* [Source data]:

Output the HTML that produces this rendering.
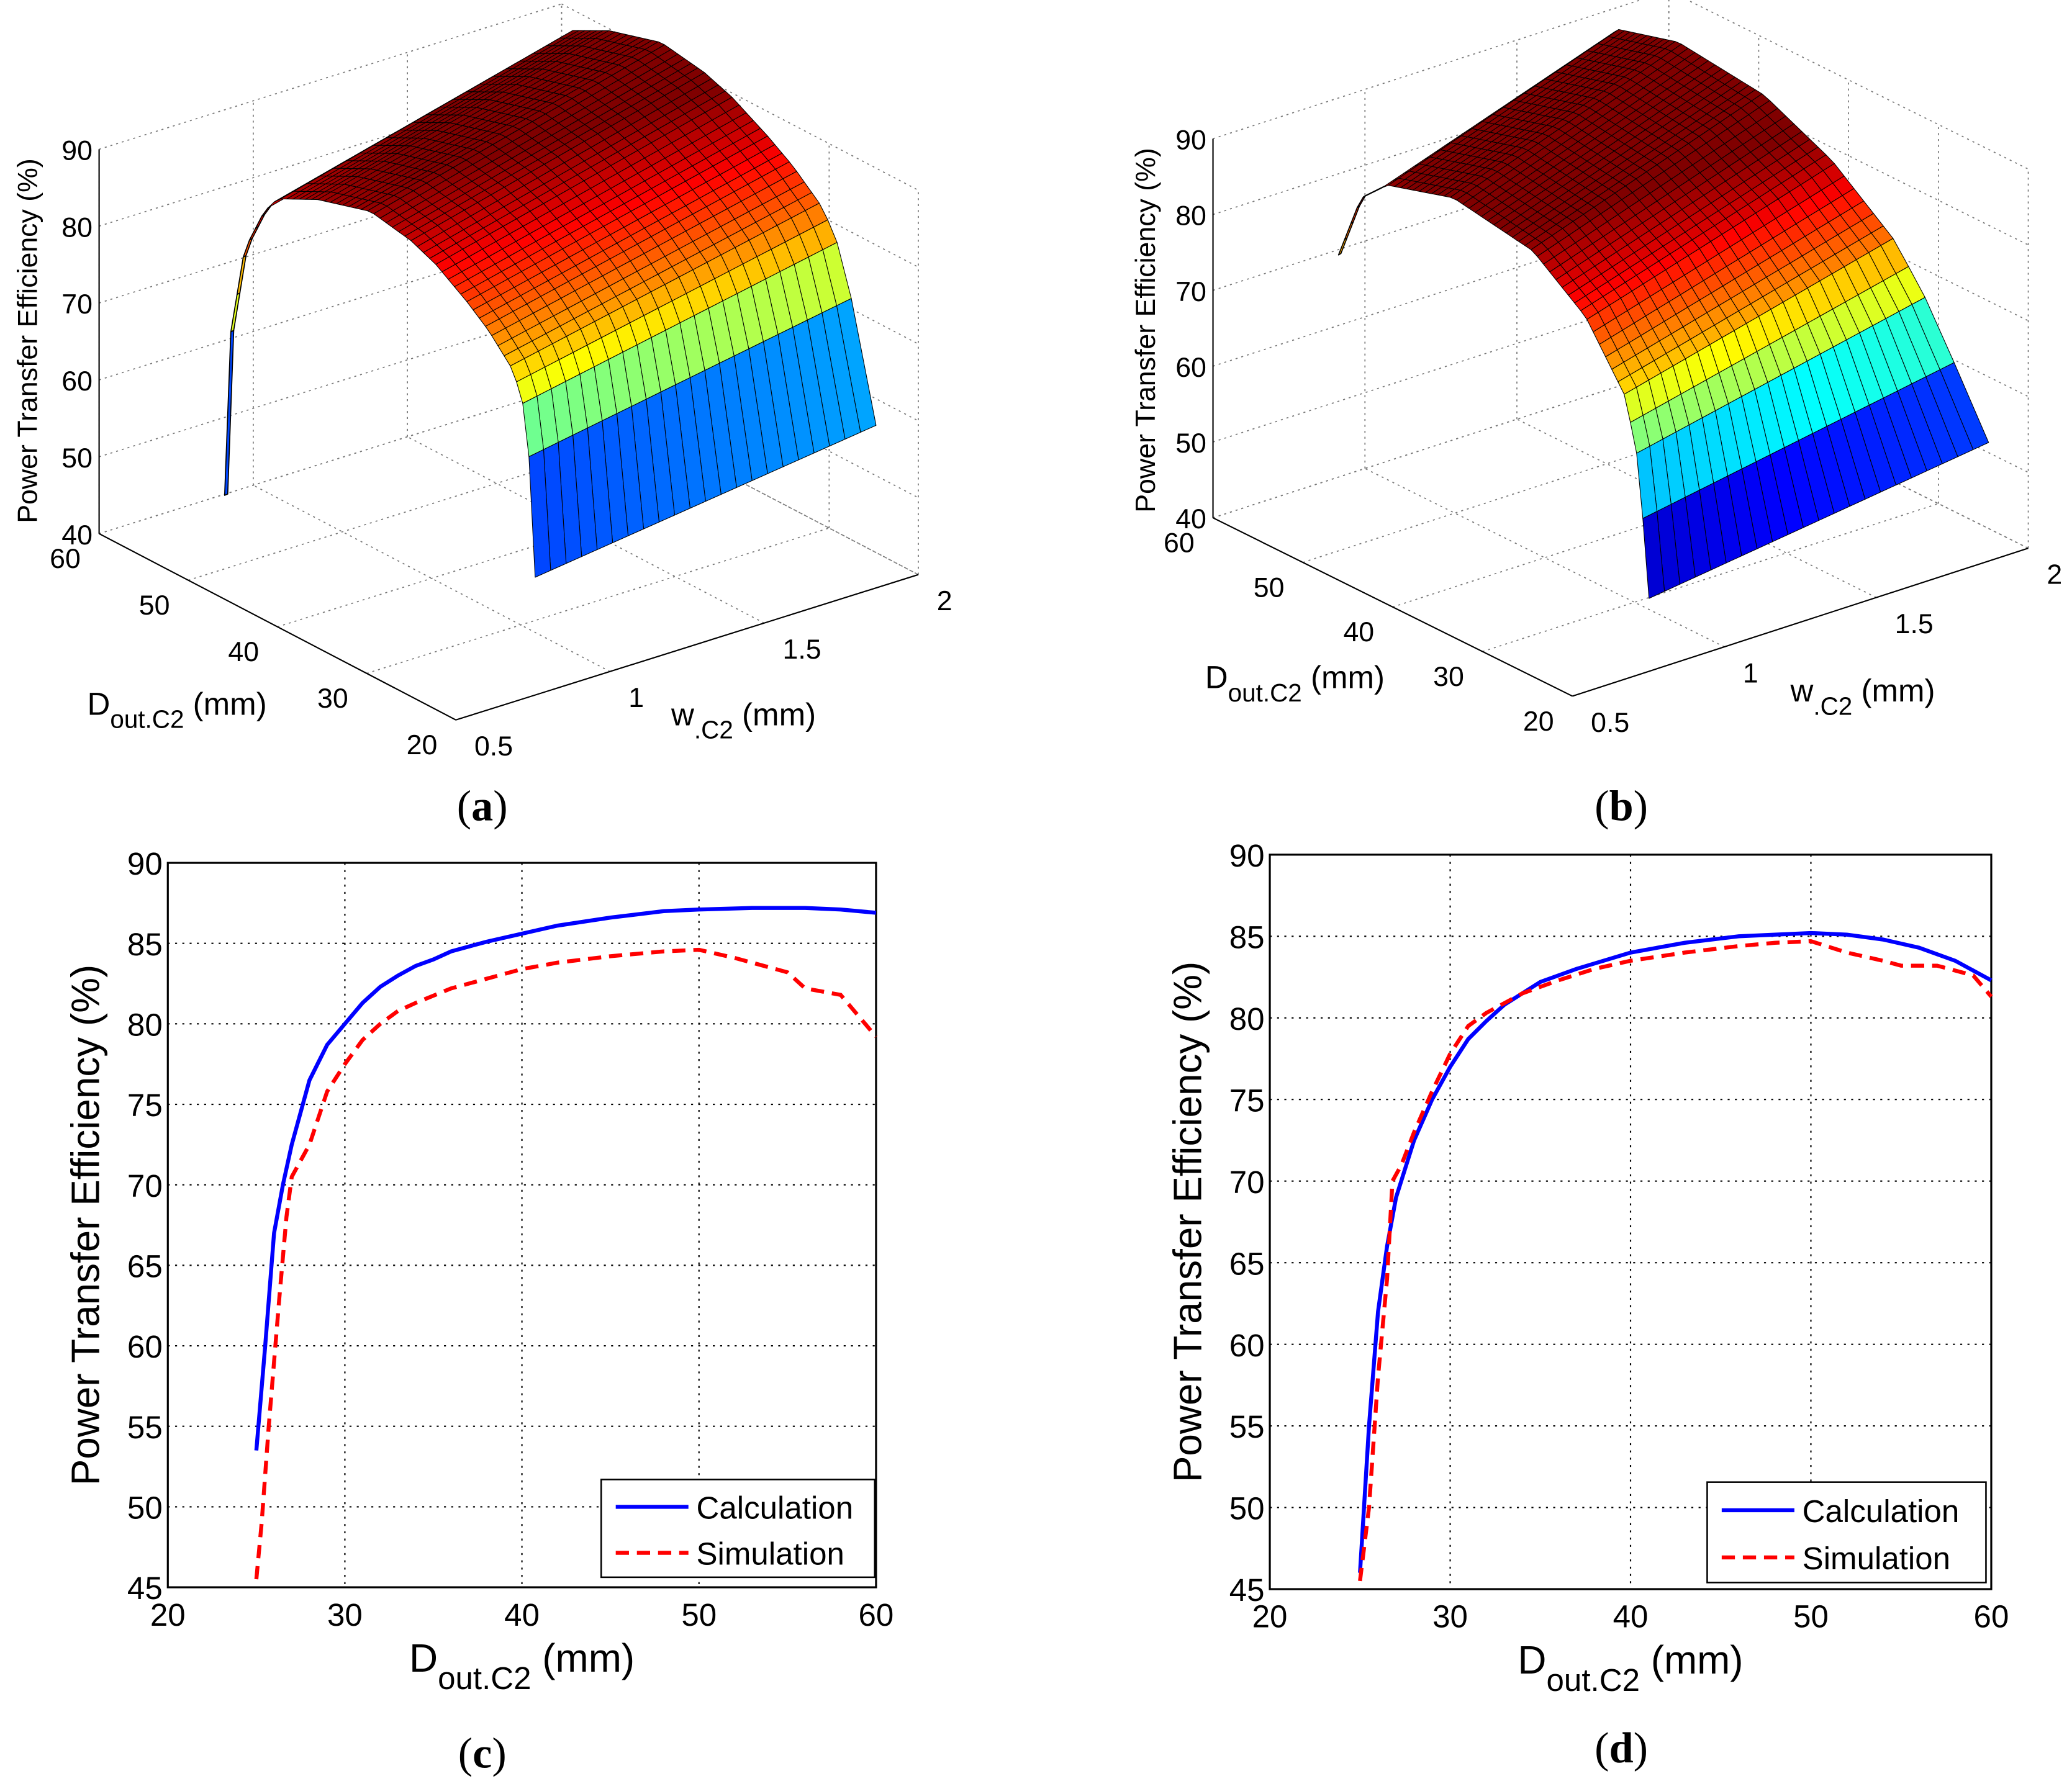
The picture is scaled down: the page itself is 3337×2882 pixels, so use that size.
<!DOCTYPE html>
<html><head><meta charset="utf-8"><style>
html,body{margin:0;padding:0;background:#fff;}
svg{display:block;}
text{font-family:"Liberation Sans",Arial,sans-serif;}
.cap{font-family:"Liberation Serif",serif;}
</style></head><body>
<svg id="fig" xmlns="http://www.w3.org/2000/svg" width="3337" height="2882" viewBox="0 0 1568.1 1354.3">
<rect x="0" y="0" width="1568.1" height="1354.3" fill="#fff"/>
<g id="pa"></g>
<g id="pb"></g>
<g id="pc"></g>
<g id="pd"></g>
<text class="cap" x="365" y="621" font-size="33" text-anchor="middle">(<tspan font-weight="bold">a</tspan>)</text>
<text class="cap" x="1227" y="621" font-size="33" text-anchor="middle">(<tspan font-weight="bold">b</tspan>)</text>
<text class="cap" x="365" y="1338" font-size="33" text-anchor="middle">(<tspan font-weight="bold">c</tspan>)</text>
<text class="cap" x="1227" y="1334" font-size="33" text-anchor="middle">(<tspan font-weight="bold">d</tspan>)</text>
</svg>
<script>
const NS="http://www.w3.org/2000/svg";
// ---- 2D chart data ----
const xTicks=[20,30,40,50,60];
const yTicks=[45,50,55,60,65,70,75,80,85,90];
const cCalcD=[25,25.5,26,26.5,27,28,29,30,31,32,33,34,35,36,38,40,42,45,48,50,53,56,58,60];
const cCalcE=[53.5,60,67,70,72.5,76.5,78.7,80,81.3,82.3,83,83.6,84,84.5,85.1,85.6,86.1,86.6,87,87.1,87.2,87.2,87.1,86.9];
const cSimD=[25,25.3,25.7,26,26.3,26.7,27,28,29,30,31,32,33,34,36,38,40,42,45,48,50,52,55,56,58,59,60];
const cSimE=[45.5,49,55,59,63,68,70.5,72.5,75.8,77.5,79,80,80.8,81.3,82.2,82.8,83.4,83.8,84.2,84.5,84.6,84.1,83.2,82.2,81.8,80.5,79.2];
const dCalcD=[25,25.5,26,26.5,27,28,29,30,31,32,33,35,37,40,43,46,48,50,52,54,56,58,60];
const dCalcE=[46,55,62,66,69,72.5,75,77,78.7,79.8,80.8,82.2,83,84,84.6,85,85.1,85.2,85.1,84.8,84.3,83.5,82.3];
const dSimD=[25,25.5,26,26.5,26.8,27.3,28,29,30,31,32,34,36,38,40,43,46,48,50,52,54,55,57,59,60];
const dSimE=[45.5,50,58,64,70,71,73,75.5,77.8,79.5,80.3,81.5,82.3,83,83.5,84,84.4,84.6,84.7,84,83.5,83.2,83.2,82.6,81.3];
// ---- surface profile data (efficiency-like height along D direction, back->front) ----
const aProfS=[0,0.02,0.064,0.128,0.17,0.3,0.47,0.6,0.68,0.78,0.85,0.92,0.957,0.98,1];
const aProfZ=[45,70,83,89.6,92,93.5,93.8,91,88.4,84,80.5,76,72,63,45];
const bProfS=[0,0.072,0.157,0.37,0.626,0.796,0.923,0.966,1];
const bProfZ=[72,81.7,85.3,87.7,85.1,78.9,69.9,61.1,42];
const zTicks=[40,50,60,70,80,90];
const dTicks3=[60,50,40,30,20];
const wTicks3=[0.5,1,1.5,2];

function el(tag,attrs,parent){const e=document.createElementNS(NS,tag);for(const k in attrs)e.setAttribute(k,attrs[k]);parent.appendChild(e);return e;}
function interp(xs,ys,x){if(x<=xs[0])return ys[0];for(let i=1;i<xs.length;i++){if(x<=xs[i]){const t=(x-xs[i-1])/(xs[i]-xs[i-1]);return ys[i-1]+t*(ys[i]-ys[i-1]);}}return ys[ys.length-1];}
function jet(t){t=Math.max(0,Math.min(1,t));const r=Math.max(0,Math.min(1,1.5-Math.abs(4*t-3)));const g=Math.max(0,Math.min(1,1.5-Math.abs(4*t-2)));const b=Math.max(0,Math.min(1,1.5-Math.abs(4*t-1)));return `rgb(${Math.round(r*255)},${Math.round(g*255)},${Math.round(b*255)})`;}

function chart2d(g,L,R,T,B,calcD,calcE,simD,simE,leg){
  const sx=v=>L+(v-20)/40*(R-L), sy=v=>B-(v-45)/45*(B-T);
  xTicks.forEach(v=>{const x=sx(v);
    if(v>20&&v<60){const gl=el('line',{x1:x,y1:T,x2:x,y2:B,stroke:'#000','stroke-width':1,'stroke-dasharray':'1.5,4'},g);}
    const t=el('text',{x:x,y:B+29,'font-size':24,'text-anchor':'middle'},g);t.textContent=v;});
  yTicks.forEach(v=>{const y=sy(v);
    if(v>45&&v<90){const gl=el('line',{x1:L,y1:y,x2:R,y2:y,stroke:'#000','stroke-width':1,'stroke-dasharray':'1.5,4'},g);}
    const t=el('text',{x:L-4,y:y+9,'font-size':24,'text-anchor':'end'},g);t.textContent=v;});
  const fr=el('rect',{x:L,y:T,width:R-L,height:B-T,fill:'none',stroke:'#000','stroke-width':1.5},g);
  const pc=el('polyline',{points:calcD.map((d,i)=>sx(d)+','+sy(calcE[i])).join(' '),fill:'none',stroke:'#0000ff','stroke-width':3},g);
  
  const ps=el('polyline',{points:simD.map((d,i)=>sx(d)+','+sy(simE[i])).join(' '),fill:'none',stroke:'#ff0000','stroke-width':3,'stroke-dasharray':'10,6'},g);
  
  const lg=el('g',{},g);
  el('rect',{x:leg[0],y:leg[1],width:leg[2]-leg[0],height:leg[3]-leg[1],fill:'#fff',stroke:'#000','stroke-width':1.2},lg);
  const h=(leg[3]-leg[1]);
  el('line',{x1:leg[0]+11,x2:leg[0]+66,y1:leg[1]+h*0.28,y2:leg[1]+h*0.28,stroke:'#0000ff','stroke-width':3},lg);
  el('line',{x1:leg[0]+11,x2:leg[0]+66,y1:leg[1]+h*0.75,y2:leg[1]+h*0.75,stroke:'#ff0000','stroke-width':3,'stroke-dasharray':'10,6'},lg);
  let t=el('text',{x:leg[0]+72,y:leg[1]+h*0.28+9,'font-size':24},lg);t.textContent='Calculation';
  t=el('text',{x:leg[0]+72,y:leg[1]+h*0.75+9,'font-size':24},lg);t.textContent='Simulation';
  const xl=el('text',{x:(L+R)/2,y:B+64,'font-size':30,'text-anchor':'middle'},g);
  xl.innerHTML='D<tspan font-size="24" dy="13">out.C2</tspan><tspan dy="-13"> (mm)</tspan>';
  
  const yl=el('text',{x:0,y:0,'font-size':30,'text-anchor':'middle',transform:`translate(${L-52},${(T+B)/2}) rotate(-90)`},g);
  yl.textContent='Power Transfer Efficiency (%)';
}
chart2d(document.getElementById('pc'),127,663,653.2,1201.6,cCalcD,cCalcE,cSimD,cSimE,[455,1120,662,1194]);
chart2d(document.getElementById('pd'),961,1507,647,1203,dCalcD,dCalcE,dSimD,dSimE,[1292,1122,1503,1198]);

function surf(g,cfg){
  const O=cfg.origin, Dv=cfg.dvec, Wv=cfg.wvec, H=cfg.zh;
  const P=(d,w,z)=>{const a=(d-20)/40, b=(w-0.5)/1.5, c=(z-40)/50;return [O[0]+a*Dv[0]+b*Wv[0], O[1]+a*Dv[1]+b*Wv[1]-c*H];};
  const dl=(p,q,dash)=>{const l=el('line',{x1:p[0],y1:p[1],x2:q[0],y2:q[1],stroke:dash?'#777':'#000','stroke-width':dash?0.8:1,'stroke-dasharray':dash?'1.5,3':'none'},g);};
  zTicks.forEach(z=>{dl(P(60,0.5,z),P(60,2,z),1);dl(P(60,2,z),P(20,2,z),1);});
  dTicks3.forEach(d=>{dl(P(d,2,40),P(d,2,90),1);dl(P(d,0.5,40),P(d,2,40),1);});
  wTicks3.forEach(w=>{dl(P(60,w,40),P(60,w,90),1);dl(P(20,w,40),P(60,w,40),1);});
  dl(P(60,0.5,40),P(60,0.5,90),0);dl(P(60,0.5,40),P(20,0.5,40),0);dl(P(20,0.5,40),P(20,2,40),0);
  zTicks.forEach(z=>{const p=P(60,0.5,z);const t=el('text',{x:p[0]-5,y:p[1]+8,'font-size':21,'text-anchor':'end'},g);t.textContent=z;});
  dTicks3.forEach(d=>{const p=P(d,0.5,40);const t=el('text',{x:p[0]-14,y:p[1]+26,'font-size':21,'text-anchor':'end'},g);t.textContent=d;});
  wTicks3.forEach(w=>{const p=P(20,w,40);const t=el('text',{x:p[0]+14,y:p[1]+27,'font-size':21,'text-anchor':'start'},g);t.textContent=w;});
  let t=el('text',{x:cfg.dlab[0],y:cfg.dlab[1],'font-size':24},g);t.innerHTML='D<tspan font-size="19" dy="10">out.C2</tspan><tspan dy="-10"> (mm)</tspan>';
  t=el('text',{x:cfg.wlab[0],y:cfg.wlab[1],'font-size':24},g);t.innerHTML='w<tspan font-size="19" dy="10">.C2</tspan><tspan dy="-10"> (mm)</tspan>';
  t=el('text',{x:0,y:0,'font-size':21,'text-anchor':'middle',transform:`translate(${cfg.zlab[0]},${cfg.zlab[1]}) rotate(-90)`},g);t.textContent='Power Transfer Efficiency (%)';
  const S0=cfg.s0, sv=cfg.svec, k=cfg.kz;
  const zr=Math.max(...cfg.pz);
  const Q=(s,v,z)=>{const f=Math.max(0,Math.min(1,(z-cfg.zlo)/(zr-cfg.zlo)));
    const vx=cfg.vbot[0]+(cfg.vtop[0]-cfg.vbot[0])*f, vy=cfg.vbot[1]+(cfg.vtop[1]-cfg.vbot[1])*f;
    return [S0[0]+s*sv[0]+v*vx, S0[1]+s*sv[1]+v*vy-(z-cfg.zbase)*k];};
  const ns=50, nv=22;
  const sg=el('g',{},g);
  for(let i=0;i<ns;i++){
    const s1=i/ns, s2=(i+1)/ns;
    const z1=interp(cfg.ps,cfg.pz,s1), z2=interp(cfg.ps,cfg.pz,s2);
    const back=s2<=cfg.sridge;
    for(let j=nv-1;j>=0;j--){
      if(back&&j>0)continue;
      const v1=j/nv, v2=back?0.2/nv:(j+1)/nv;
      const pts=[Q(s1,v1,z1),Q(s1,v2,z1),Q(s2,v2,z2),Q(s2,v1,z2)];
      const zc=Math.min(z1,z2)+v1*cfg.vz;
      const q=el('polygon',{points:pts.map(p=>p.join(',')).join(' '),fill:jet((zc-cfg.cmin)/(cfg.cmax-cfg.cmin)),stroke:'#000','stroke-width':back?0.8:0.5,'stroke-linejoin':'round'},sg);
      
      
    }
  }
}
surf(document.getElementById('pa'),{origin:[345,545],dvec:[-270,-141],wvec:[350,-110],zh:291,
  dlab:[66,541],wlab:[508,549],zlab:[28,258],
  s0:[170,400],svec:[235,62],vbot:[258,-115],vtop:[220,-128],zlo:45,kz:5.0,zbase:40,ps:aProfS,pz:aProfZ,sridge:0.14,vz:6,cmin:33,cmax:95});
surf(document.getElementById('pb'),{origin:[1190,527],dvec:[-272,-135],wvec:[345,-112],zh:287,
  dlab:[912,521],wlab:[1355,531],zlab:[874,250],
  s0:[1013,359.4],svec:[235,104],vbot:[257,-118],vtop:[170,-118],zlo:42,kz:5.2,zbase:40,ps:bProfS,pz:bProfZ,sridge:0.14,vz:5,cmin:38,cmax:86});
</script>
</body></html>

* [Stated task]: Search the data for "that" and list every line in which it occurs.

* [Final answer]:
Output the HTML that produces this rendering.
The picture is scaled down: the page itself is 3337×2882 pixels, so use that size.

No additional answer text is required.